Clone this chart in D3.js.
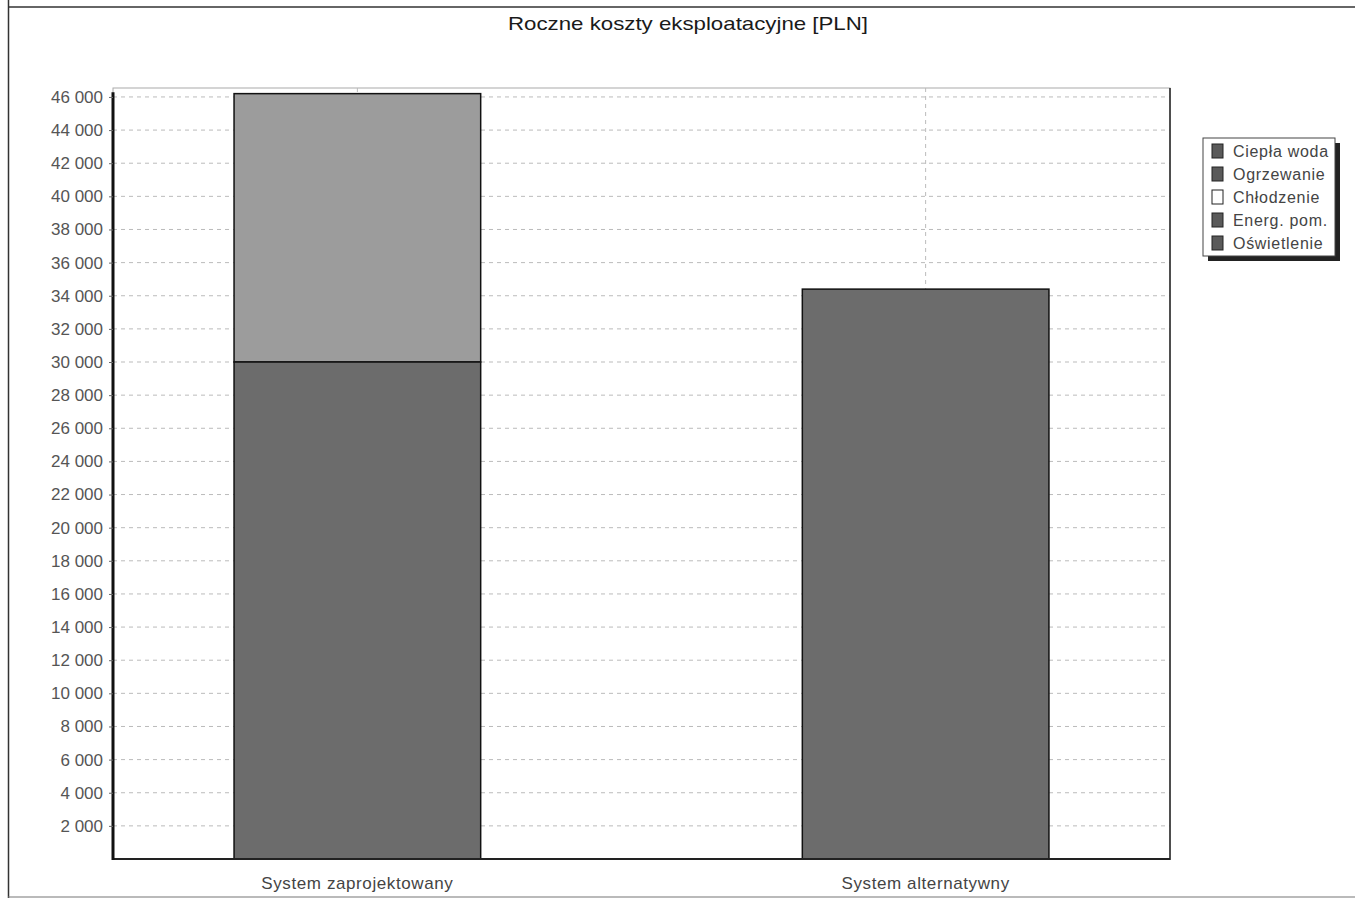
<!DOCTYPE html>
<html>
<head>
<meta charset="utf-8">
<script src="https://cdn.jsdelivr.net/npm/d3@7"></script>
<style>
  html, body { margin: 0; padding: 0; background: #fff; }
  svg { display: block; font-family: 'Liberation Sans', Arial, sans-serif; }
</style>
</head>
<body>
<div id="chart"></div>
<script>
const categories = ['System zaprojektowany', 'System alternatywny']
const seriesNames = ['Ciepła woda', 'Ogrzewanie', 'Chłodzenie', 'Energ. pom.', 'Oświetlenie']
const seriesValues = [
  [16200, 0],
  [30000, 34400],
  [0, 0],
  [0, 0],
  [0, 0]
]
const seriesColors = ['#9c9c9c', '#6c6c6c', '#ffffff', '#707070', '#767676']
const yTicks = d3.range(2000, 46001, 2000)
const title = 'Roczne koszty eksploatacyjne [PLN]'

const W = 1355
const H = 915
const margin = { top: 88, right: 185, bottom: 55, left: 113 }
const plotW = W - margin.left - margin.right
const plotH = H - margin.top - margin.bottom

const svg = d3.select('#chart')
  .append('svg')
  .attr('width', W)
  .attr('height', H)

// page frame lines
svg.append('line').attr('x1', 8).attr('x2', W).attr('y1', 7).attr('y2', 7)
  .attr('stroke', '#333').attr('stroke-width', 1.5)
svg.append('line').attr('x1', 8.5).attr('x2', 8.5).attr('y1', 0).attr('y2', 898)
  .attr('stroke', '#333').attr('stroke-width', 1.5)
svg.append('line').attr('x1', 8).attr('x2', W).attr('y1', 897).attr('y2', 897)
  .attr('stroke', '#777').attr('stroke-width', 1.2)

svg.append('text')
  .attr('x', 508)
  .attr('y', 30)
  .attr('font-size', 19)
  .attr('fill', '#1a1a1a')
  .attr('textLength', 360)
  .attr('lengthAdjust', 'spacingAndGlyphs')
  .text(title)

const g = svg.append('g')
  .attr('transform', `translate(${margin.left},${margin.top})`)

const data = categories.map((c, i) => {
  const row = { category: c }
  seriesNames.forEach((s, j) => { row[s] = seriesValues[j][i] })
  return row
})

const x = d3.scalePoint()
  .domain(categories)
  .range([0, plotW])
  .padding(0.43)
const step = x.step()
const barW = step * 0.434

const y = d3.scaleLinear()
  .domain([0, 46540])
  .range([plotH - 1, 0])

// plot frame
g.append('rect')
  .attr('x', 0).attr('y', 0)
  .attr('width', plotW).attr('height', plotH - 1)
  .attr('fill', 'none')
  .attr('stroke', '#aaa')
  .attr('stroke-width', 1)

// grid
g.append('g')
  .selectAll('line')
  .data(yTicks)
  .join('line')
  .attr('x1', 0).attr('x2', plotW)
  .attr('y1', d => y(d)).attr('y2', d => y(d))
  .attr('stroke', '#bbb')
  .attr('stroke-dasharray', '4,4')

g.append('g')
  .selectAll('line')
  .data(categories)
  .join('line')
  .attr('x1', d => x(d)).attr('x2', d => x(d))
  .attr('y1', 0).attr('y2', plotH)
  .attr('stroke', '#bbb')
  .attr('stroke-dasharray', '4,4')

const stack = d3.stack()
  .keys(seriesNames)
  .order(d3.stackOrderReverse)
const stacked = stack(data)

g.append('g')
  .selectAll('g')
  .data(stacked)
  .join('g')
  .attr('fill', d => seriesColors[seriesNames.indexOf(d.key)])
  .selectAll('rect')
  .data(d => d.filter(p => p[1] - p[0] > 0))
  .join('rect')
  .attr('x', d => x(d.data.category) - barW / 2)
  .attr('y', d => y(d[1]))
  .attr('width', barW)
  .attr('height', d => y(d[0]) - y(d[1]))
  .attr('stroke', '#111')
  .attr('stroke-width', 1.5)

// x axis line and right edge
g.append('line')
  .attr('x1', 0).attr('x2', plotW)
  .attr('y1', plotH - 1).attr('y2', plotH - 1)
  .attr('stroke', '#222').attr('stroke-width', 2)
g.append('line')
  .attr('x1', plotW).attr('x2', plotW)
  .attr('y1', 0).attr('y2', plotH)
  .attr('stroke', '#222').attr('stroke-width', 1.5)

// y axis
const yAxis = g.append('g')
  .call(d3.axisLeft(y)
    .tickValues(yTicks)
    .tickSize(4)
    .tickFormat(d => d3.format(',')(d).replace(/,/g, ' ')))
yAxis.select('.domain').attr('stroke', '#111').attr('stroke-width', 3)
  .attr('d', `M0,${y(46280)}V${plotH}`)
yAxis.selectAll('.tick line').attr('stroke', '#666')
yAxis.selectAll('.tick text')
  .attr('font-size', 17)
  .attr('fill', '#555')
  .attr('x', -10)
  .style('font-family', "'Liberation Sans', Arial, sans-serif")

// x labels
g.append('g')
  .selectAll('text')
  .data(categories)
  .join('text')
  .attr('x', d => x(d))
  .attr('y', plotH + 29)
  .attr('text-anchor', 'middle')
  .attr('font-size', 17)
  .attr('letter-spacing', 0.6)
  .attr('fill', '#444')
  .text(d => d)

// legend
const legW = 132
const legH = 118
const lg = svg.append('g').attr('transform', 'translate(1203,138)')
lg.append('rect')
  .attr('x', 5).attr('y', 5)
  .attr('width', legW).attr('height', legH)
  .attr('fill', '#222')
lg.append('rect')
  .attr('width', legW).attr('height', legH)
  .attr('fill', '#fff')
  .attr('stroke', '#444')

seriesNames.forEach((s, i) => {
  const item = lg.append('g').attr('transform', `translate(9, ${6 + i * 23})`)
  item.append('rect')
    .attr('width', 11).attr('height', 14)
    .attr('fill', s === 'Chłodzenie' ? '#fff' : '#5a5a5a')
    .attr('stroke', '#222')
  item.append('text')
    .attr('x', 21)
    .attr('y', 13)
    .attr('font-size', 16)
    .attr('letter-spacing', 0.7)
    .attr('fill', '#444')
    .text(s)
})
</script>
</body>
</html>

◆ What to do
Print the complete listing exactly as it stands, without its pictures.

◆ Finished task
Clone this chart in D3.js.
<!DOCTYPE html>
<html>
<head>
<meta charset="utf-8">
<script src="https://cdn.jsdelivr.net/npm/d3@7"></script>
<style>
  html, body { margin: 0; padding: 0; background: #fff; }
  svg { display: block; font-family: 'Liberation Sans', Arial, sans-serif; }
</style>
</head>
<body>
<div id="chart"></div>
<script>
const categories = ['System zaprojektowany', 'System alternatywny']
const seriesNames = ['Ciepła woda', 'Ogrzewanie', 'Chłodzenie', 'Energ. pom.', 'Oświetlenie']
const seriesValues = [
  [16200, 0],
  [30000, 34400],
  [0, 0],
  [0, 0],
  [0, 0]
]
const seriesColors = ['#9c9c9c', '#6c6c6c', '#ffffff', '#707070', '#767676']
const yTicks = d3.range(2000, 46001, 2000)
const title = 'Roczne koszty eksploatacyjne [PLN]'

const W = 1355
const H = 915
const margin = { top: 88, right: 185, bottom: 55, left: 113 }
const plotW = W - margin.left - margin.right
const plotH = H - margin.top - margin.bottom

const svg = d3.select('#chart')
  .append('svg')
  .attr('width', W)
  .attr('height', H)

// page frame lines
svg.append('line').attr('x1', 8).attr('x2', W).attr('y1', 7).attr('y2', 7)
  .attr('stroke', '#333').attr('stroke-width', 1.5)
svg.append('line').attr('x1', 8.5).attr('x2', 8.5).attr('y1', 0).attr('y2', 898)
  .attr('stroke', '#333').attr('stroke-width', 1.5)
svg.append('line').attr('x1', 8).attr('x2', W).attr('y1', 897).attr('y2', 897)
  .attr('stroke', '#777').attr('stroke-width', 1.2)

svg.append('text')
  .attr('x', 508)
  .attr('y', 30)
  .attr('font-size', 19)
  .attr('fill', '#1a1a1a')
  .attr('textLength', 360)
  .attr('lengthAdjust', 'spacingAndGlyphs')
  .text(title)

const g = svg.append('g')
  .attr('transform', `translate(${margin.left},${margin.top})`)

const data = categories.map((c, i) => {
  const row = { category: c }
  seriesNames.forEach((s, j) => { row[s] = seriesValues[j][i] })
  return row
})

const x = d3.scalePoint()
  .domain(categories)
  .range([0, plotW])
  .padding(0.43)
const step = x.step()
const barW = step * 0.434

const y = d3.scaleLinear()
  .domain([0, 46540])
  .range([plotH - 1, 0])

// plot frame
g.append('rect')
  .attr('x', 0).attr('y', 0)
  .attr('width', plotW).attr('height', plotH - 1)
  .attr('fill', 'none')
  .attr('stroke', '#aaa')
  .attr('stroke-width', 1)

// grid
g.append('g')
  .selectAll('line')
  .data(yTicks)
  .join('line')
  .attr('x1', 0).attr('x2', plotW)
  .attr('y1', d => y(d)).attr('y2', d => y(d))
  .attr('stroke', '#bbb')
  .attr('stroke-dasharray', '4,4')

g.append('g')
  .selectAll('line')
  .data(categories)
  .join('line')
  .attr('x1', d => x(d)).attr('x2', d => x(d))
  .attr('y1', 0).attr('y2', plotH)
  .attr('stroke', '#bbb')
  .attr('stroke-dasharray', '4,4')

const stack = d3.stack()
  .keys(seriesNames)
  .order(d3.stackOrderReverse)
const stacked = stack(data)

g.append('g')
  .selectAll('g')
  .data(stacked)
  .join('g')
  .attr('fill', d => seriesColors[seriesNames.indexOf(d.key)])
  .selectAll('rect')
  .data(d => d.filter(p => p[1] - p[0] > 0))
  .join('rect')
  .attr('x', d => x(d.data.category) - barW / 2)
  .attr('y', d => y(d[1]))
  .attr('width', barW)
  .attr('height', d => y(d[0]) - y(d[1]))
  .attr('stroke', '#111')
  .attr('stroke-width', 1.5)

// x axis line and right edge
g.append('line')
  .attr('x1', 0).attr('x2', plotW)
  .attr('y1', plotH - 1).attr('y2', plotH - 1)
  .attr('stroke', '#222').attr('stroke-width', 2)
g.append('line')
  .attr('x1', plotW).attr('x2', plotW)
  .attr('y1', 0).attr('y2', plotH)
  .attr('stroke', '#222').attr('stroke-width', 1.5)

// y axis
const yAxis = g.append('g')
  .call(d3.axisLeft(y)
    .tickValues(yTicks)
    .tickSize(4)
    .tickFormat(d => d3.format(',')(d).replace(/,/g, ' ')))
yAxis.select('.domain').attr('stroke', '#111').attr('stroke-width', 3)
  .attr('d', `M0,${y(46280)}V${plotH}`)
yAxis.selectAll('.tick line').attr('stroke', '#666')
yAxis.selectAll('.tick text')
  .attr('font-size', 17)
  .attr('fill', '#555')
  .attr('x', -10)
  .style('font-family', "'Liberation Sans', Arial, sans-serif")

// x labels
g.append('g')
  .selectAll('text')
  .data(categories)
  .join('text')
  .attr('x', d => x(d))
  .attr('y', plotH + 29)
  .attr('text-anchor', 'middle')
  .attr('font-size', 17)
  .attr('letter-spacing', 0.6)
  .attr('fill', '#444')
  .text(d => d)

// legend
const legW = 132
const legH = 118
const lg = svg.append('g').attr('transform', 'translate(1203,138)')
lg.append('rect')
  .attr('x', 5).attr('y', 5)
  .attr('width', legW).attr('height', legH)
  .attr('fill', '#222')
lg.append('rect')
  .attr('width', legW).attr('height', legH)
  .attr('fill', '#fff')
  .attr('stroke', '#444')

seriesNames.forEach((s, i) => {
  const item = lg.append('g').attr('transform', `translate(9, ${6 + i * 23})`)
  item.append('rect')
    .attr('width', 11).attr('height', 14)
    .attr('fill', s === 'Chłodzenie' ? '#fff' : '#5a5a5a')
    .attr('stroke', '#222')
  item.append('text')
    .attr('x', 21)
    .attr('y', 13)
    .attr('font-size', 16)
    .attr('letter-spacing', 0.7)
    .attr('fill', '#444')
    .text(s)
})
</script>
</body>
</html>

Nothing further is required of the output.